Любовь есть самозванческая, бессердечная в конечном счете – ничтожащая, не созидающая и укрепляющая, а разрушающая сознание, жизнь окружающих. И есть любовь сердечная, как возможность единения двух в том общем им, что Розанов называл «богом между ними». Розанова в свое время вообще плохо поняли в его несколько аффектированной мистике семьи и любви. Он был понят как пропагатор мистики пола. Именно так его понимало даже ближайшее окружение – достаточно перелистать розановские страницы Мережковских, Белого или Блока. Ключ же к его мистике семейной – читай сердечной – любви дает одна из его записей во втором коробе «Опавших листьев», в которой он вспоминает поход в церковь с тогда еще маленькой старшей дочерью, худенькой и грациозной, у которой родители боялись менингита: как у первого ребенка и почти не считали, что выживет. Жизненный период у Розанова тогда был очень острый – первая жена, Апполинария Суслова, живя жизнью женщины – эмансипе, не давала развода, а росли уже малые “незаконные” дети во втором браке – фактическом браке, и у жены уже обнаружились признаки смертельной болезни, и не помогали обращения к церковным иерархам, и хроническое безденежье.

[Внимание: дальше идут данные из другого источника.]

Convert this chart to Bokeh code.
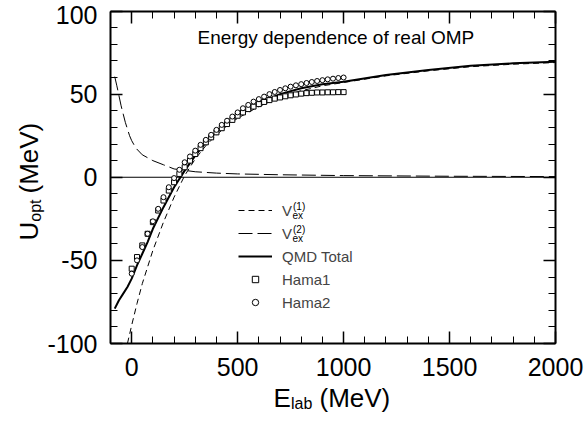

Где спасение?

«… Службы не было, а церковь никогда не запиралась… И вот тихо-тихо… Все прекрасно… Когда вдруг в эту тишину и мир капнула какая-то капля, точно голос прошептал: “…Вы здесь – чужие. Зачем вы сюда пришли? К кому? Вас никто не ждал. И не думайте, что вы сделали что-то «так» и «что следует», придя «вдвоем» как «отец и дочка». Вы – «смутьяны», от вас «смута» именно оттого, что вы «отец и дочка» и вот так распоясались и «смело вдвоем»”.

И вдруг образа как будто стали темнеть и сморщились, сморщились нанесенною им обидою… Зажались от нас… Ушли в свое “правильное”, когда мы были “неправильные”… и как будто указали и сказали: “Здесь – не ваше место, а других и настоящих, вы же подите в другое место, а где его адрес – нам все равно”.

Когда я услышал этот голос, может быть и свой собственный, но впервые эту мысль сказавший, без предварений и подготовки… – то я вышел из церкви, вдруг залившись сиянием и гордостью и как победитель

– Пойдем, Таня, отсюда…

– Пора домой?

– Да… домой пора…»

Розанов сам в этой записи оценивает этот эпизод как новую эру своего миропостижения – открытие самоценности дома души дома, в семье, среди близких. Отсюда его последующий культ своей семьи, домашнего семейного быта, гордость за него. Об обстановке домашних отношений говорит и его последнее, предсмертное письмо Н. Е. Макаренко: «… Детки собираются сейчас дать мне картофель, огурчиков, сахарина, которого до безумия люблю. Называют они меня “Куколкой”, “Солнышком” незабвенно нежно, так нежно, что и выразить нельзя, так голубят меня. И вообще пишут: “Так! так! так!!!”, а что “так” – разбирайтесь сами… жена нежна до последней степени, невыразимо и вообще я весь счастлив, со мной происходят действительно чудеса… Все тело ужасно болит»[7]. Пожалуй, человек, сделавший свою семью «столпом и утверждением истины», живший этим богом сердечного единства (одна из дочерей не вынесла смерти отца и покончила с собой), имел основания, а возможно и право судить Пушкина.

Когда Заратустра Ф. Ницше спустился с горы учить людей о сверхчеловеке, учить тех, кто «ничего не слышал о том, что Бог умер», у него состоялся любопытный разговор со святым старцем:

«… Как в море жил ты в одиночестве, и это море лелеяло тебя. Увы, ты хочешь сойти на берег?..» Заратустра отвечал: «Я люблю людей».

«Почему, – говорил святой, – ушел я в лес и в уединение? Не потому ли, что я слишком любил людей? Теперь я люблю Бога: людей я не люблю. Человек для меня слишком несовершенное создание. Любовь к человеку убила бы меня».